Some records:
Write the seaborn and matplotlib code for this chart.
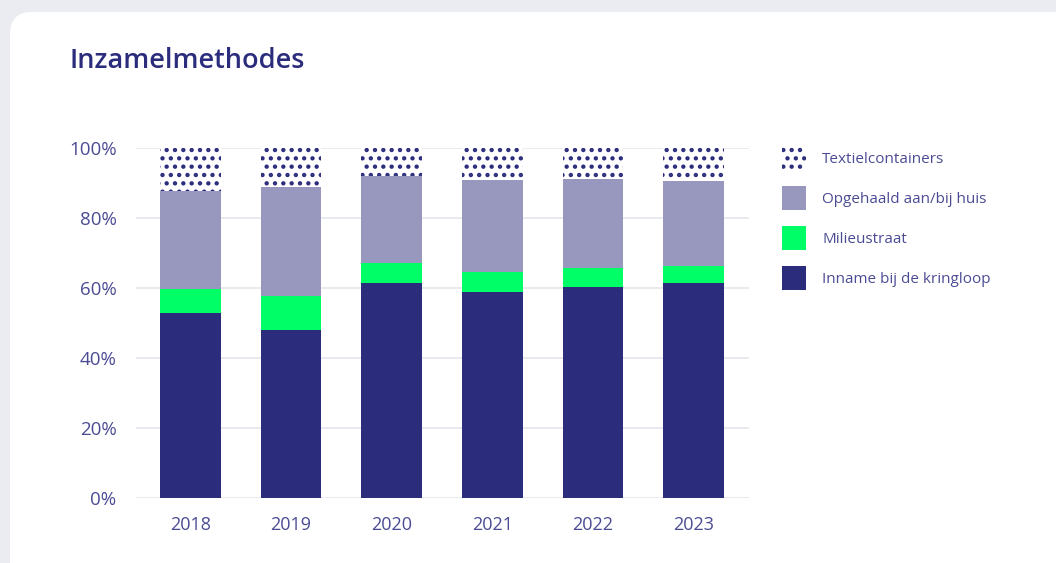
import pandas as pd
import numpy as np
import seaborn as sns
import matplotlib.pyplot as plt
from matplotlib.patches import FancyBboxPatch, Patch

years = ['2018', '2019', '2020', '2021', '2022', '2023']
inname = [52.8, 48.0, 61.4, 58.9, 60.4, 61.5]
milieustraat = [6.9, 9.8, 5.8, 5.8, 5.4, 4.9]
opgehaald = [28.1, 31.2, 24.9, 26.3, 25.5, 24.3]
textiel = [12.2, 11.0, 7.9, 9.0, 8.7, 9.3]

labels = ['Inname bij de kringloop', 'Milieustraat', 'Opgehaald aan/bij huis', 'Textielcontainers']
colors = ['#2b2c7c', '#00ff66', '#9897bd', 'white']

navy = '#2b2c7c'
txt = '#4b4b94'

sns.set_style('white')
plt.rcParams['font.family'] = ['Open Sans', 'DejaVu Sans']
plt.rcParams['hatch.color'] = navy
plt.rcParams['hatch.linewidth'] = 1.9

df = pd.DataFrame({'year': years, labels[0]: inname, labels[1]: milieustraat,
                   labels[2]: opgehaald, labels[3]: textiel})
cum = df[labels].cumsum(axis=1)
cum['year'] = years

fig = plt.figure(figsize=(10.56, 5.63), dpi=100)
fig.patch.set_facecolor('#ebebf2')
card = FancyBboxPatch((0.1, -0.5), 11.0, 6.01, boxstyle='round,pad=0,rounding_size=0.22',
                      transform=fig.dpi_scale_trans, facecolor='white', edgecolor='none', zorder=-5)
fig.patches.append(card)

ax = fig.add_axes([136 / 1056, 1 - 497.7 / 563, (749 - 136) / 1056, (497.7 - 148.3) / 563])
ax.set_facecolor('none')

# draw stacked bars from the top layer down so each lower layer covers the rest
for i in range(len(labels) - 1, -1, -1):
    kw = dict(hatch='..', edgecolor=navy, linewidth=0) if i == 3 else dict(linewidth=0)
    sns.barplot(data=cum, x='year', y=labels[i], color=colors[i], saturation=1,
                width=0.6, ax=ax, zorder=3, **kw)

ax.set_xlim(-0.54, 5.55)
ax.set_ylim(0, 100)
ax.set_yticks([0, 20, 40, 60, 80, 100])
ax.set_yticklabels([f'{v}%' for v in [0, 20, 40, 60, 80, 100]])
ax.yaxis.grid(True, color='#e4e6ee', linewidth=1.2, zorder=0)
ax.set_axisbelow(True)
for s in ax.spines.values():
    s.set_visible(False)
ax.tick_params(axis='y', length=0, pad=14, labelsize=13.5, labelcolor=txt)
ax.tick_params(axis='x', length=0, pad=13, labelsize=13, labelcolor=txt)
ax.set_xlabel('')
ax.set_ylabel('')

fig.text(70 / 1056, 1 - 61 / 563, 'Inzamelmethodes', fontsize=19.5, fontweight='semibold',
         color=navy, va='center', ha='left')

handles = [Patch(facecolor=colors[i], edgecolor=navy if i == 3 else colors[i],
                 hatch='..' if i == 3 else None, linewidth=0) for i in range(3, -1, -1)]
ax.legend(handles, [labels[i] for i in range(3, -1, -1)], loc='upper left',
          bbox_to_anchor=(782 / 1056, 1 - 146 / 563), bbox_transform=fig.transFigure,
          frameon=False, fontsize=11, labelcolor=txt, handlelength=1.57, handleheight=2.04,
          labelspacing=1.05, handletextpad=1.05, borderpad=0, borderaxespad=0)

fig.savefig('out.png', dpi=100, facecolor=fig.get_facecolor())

* * *

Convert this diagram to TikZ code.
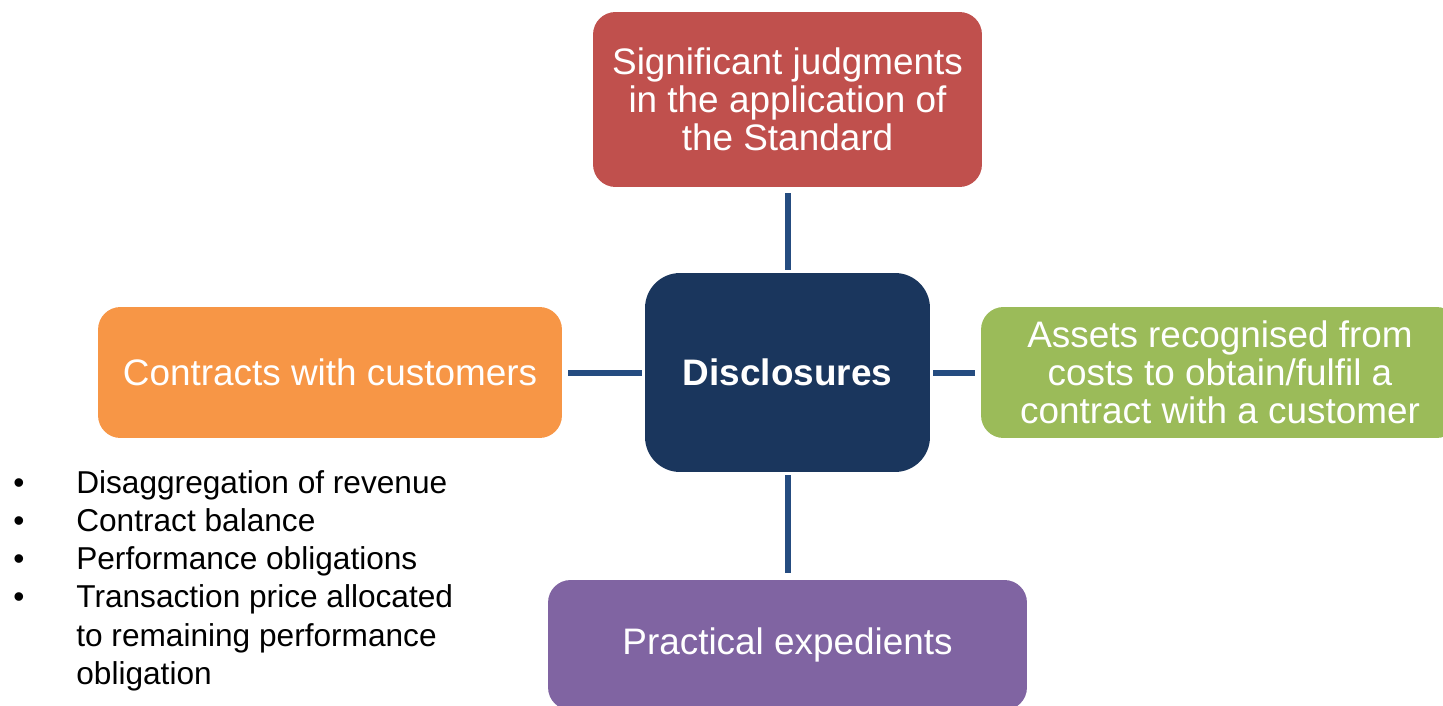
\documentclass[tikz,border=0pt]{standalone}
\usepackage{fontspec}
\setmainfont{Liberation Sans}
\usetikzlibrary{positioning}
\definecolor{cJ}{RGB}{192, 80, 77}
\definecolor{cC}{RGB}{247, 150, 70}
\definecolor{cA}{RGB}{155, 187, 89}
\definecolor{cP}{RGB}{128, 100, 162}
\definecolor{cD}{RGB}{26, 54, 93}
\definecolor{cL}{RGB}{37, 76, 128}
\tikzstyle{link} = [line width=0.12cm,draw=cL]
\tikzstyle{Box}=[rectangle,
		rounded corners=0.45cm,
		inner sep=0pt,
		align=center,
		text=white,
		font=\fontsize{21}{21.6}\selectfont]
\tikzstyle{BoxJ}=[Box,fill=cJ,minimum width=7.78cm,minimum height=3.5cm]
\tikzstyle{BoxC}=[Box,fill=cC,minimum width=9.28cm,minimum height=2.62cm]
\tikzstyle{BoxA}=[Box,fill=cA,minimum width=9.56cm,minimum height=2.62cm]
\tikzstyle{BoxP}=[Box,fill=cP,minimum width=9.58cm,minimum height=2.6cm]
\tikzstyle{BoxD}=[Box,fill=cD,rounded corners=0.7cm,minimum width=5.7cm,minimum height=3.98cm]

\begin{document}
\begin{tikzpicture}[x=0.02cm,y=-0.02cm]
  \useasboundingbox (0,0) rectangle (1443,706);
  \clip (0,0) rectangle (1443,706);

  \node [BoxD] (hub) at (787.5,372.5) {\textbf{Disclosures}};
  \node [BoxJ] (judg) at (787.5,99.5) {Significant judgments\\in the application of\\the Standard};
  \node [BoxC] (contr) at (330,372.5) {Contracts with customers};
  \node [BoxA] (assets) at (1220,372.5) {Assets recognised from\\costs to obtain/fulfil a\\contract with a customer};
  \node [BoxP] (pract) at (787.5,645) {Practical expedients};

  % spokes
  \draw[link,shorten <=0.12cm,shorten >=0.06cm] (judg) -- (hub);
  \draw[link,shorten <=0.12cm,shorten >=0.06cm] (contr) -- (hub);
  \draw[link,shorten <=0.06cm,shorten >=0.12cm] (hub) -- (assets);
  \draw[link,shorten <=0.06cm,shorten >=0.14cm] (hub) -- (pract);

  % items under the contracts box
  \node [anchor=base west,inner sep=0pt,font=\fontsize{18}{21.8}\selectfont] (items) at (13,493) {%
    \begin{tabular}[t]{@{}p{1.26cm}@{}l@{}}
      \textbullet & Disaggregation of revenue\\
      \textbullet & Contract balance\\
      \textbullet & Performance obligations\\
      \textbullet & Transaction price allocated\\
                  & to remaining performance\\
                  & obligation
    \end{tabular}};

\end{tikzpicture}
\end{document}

* * *

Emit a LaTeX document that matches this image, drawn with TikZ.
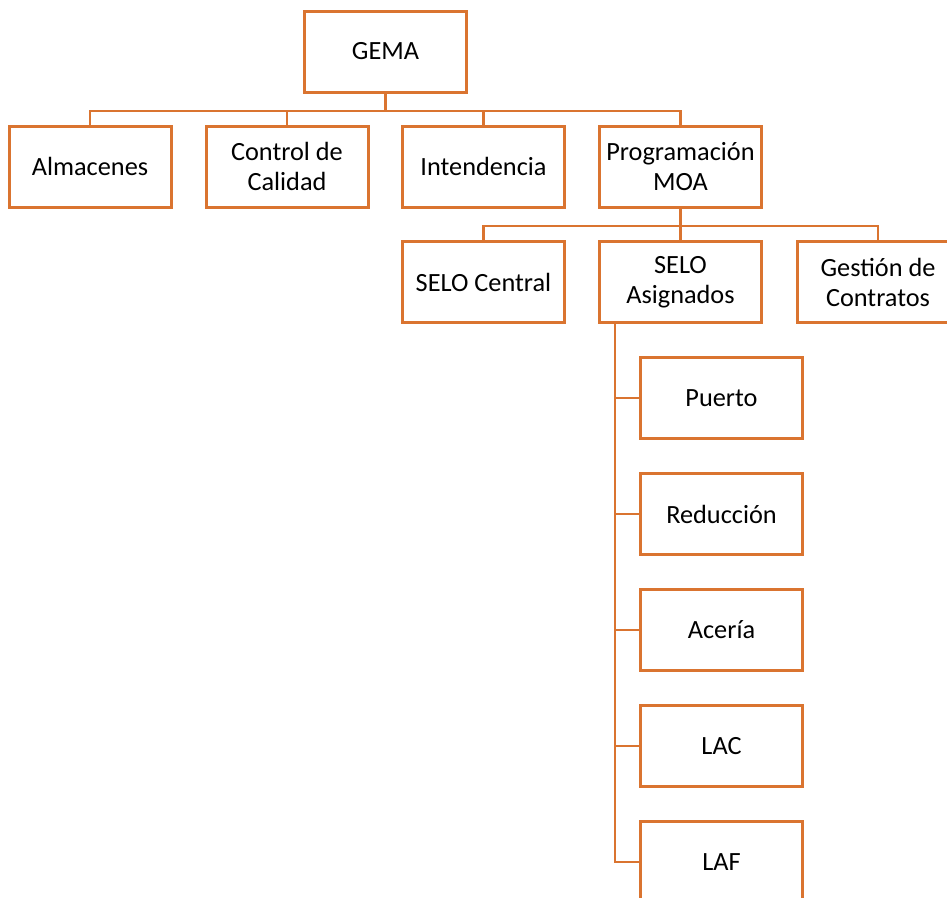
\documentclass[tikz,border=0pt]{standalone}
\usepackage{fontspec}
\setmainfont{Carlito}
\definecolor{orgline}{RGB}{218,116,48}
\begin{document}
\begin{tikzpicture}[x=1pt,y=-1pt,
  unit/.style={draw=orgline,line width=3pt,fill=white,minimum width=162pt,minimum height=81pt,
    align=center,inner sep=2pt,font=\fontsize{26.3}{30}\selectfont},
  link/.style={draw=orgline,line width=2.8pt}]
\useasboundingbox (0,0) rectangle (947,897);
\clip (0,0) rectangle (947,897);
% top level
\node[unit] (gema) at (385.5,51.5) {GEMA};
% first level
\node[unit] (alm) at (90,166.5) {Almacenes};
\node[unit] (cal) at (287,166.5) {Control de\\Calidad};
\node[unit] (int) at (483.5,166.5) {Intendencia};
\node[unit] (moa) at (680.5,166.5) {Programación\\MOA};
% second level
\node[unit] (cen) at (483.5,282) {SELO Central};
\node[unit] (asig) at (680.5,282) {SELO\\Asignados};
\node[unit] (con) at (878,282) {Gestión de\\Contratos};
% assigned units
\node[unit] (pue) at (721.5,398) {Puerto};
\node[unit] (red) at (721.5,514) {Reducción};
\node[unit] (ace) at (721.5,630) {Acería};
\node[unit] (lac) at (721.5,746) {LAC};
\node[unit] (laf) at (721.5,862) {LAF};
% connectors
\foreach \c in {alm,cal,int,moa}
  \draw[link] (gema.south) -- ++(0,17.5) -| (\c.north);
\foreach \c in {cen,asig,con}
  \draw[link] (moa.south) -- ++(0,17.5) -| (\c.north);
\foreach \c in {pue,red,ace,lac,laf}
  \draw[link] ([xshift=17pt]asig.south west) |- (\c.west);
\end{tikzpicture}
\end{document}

* [Written task]:
Give only the number of lines in the records that contain the string "seaborn".

* [Output]:
2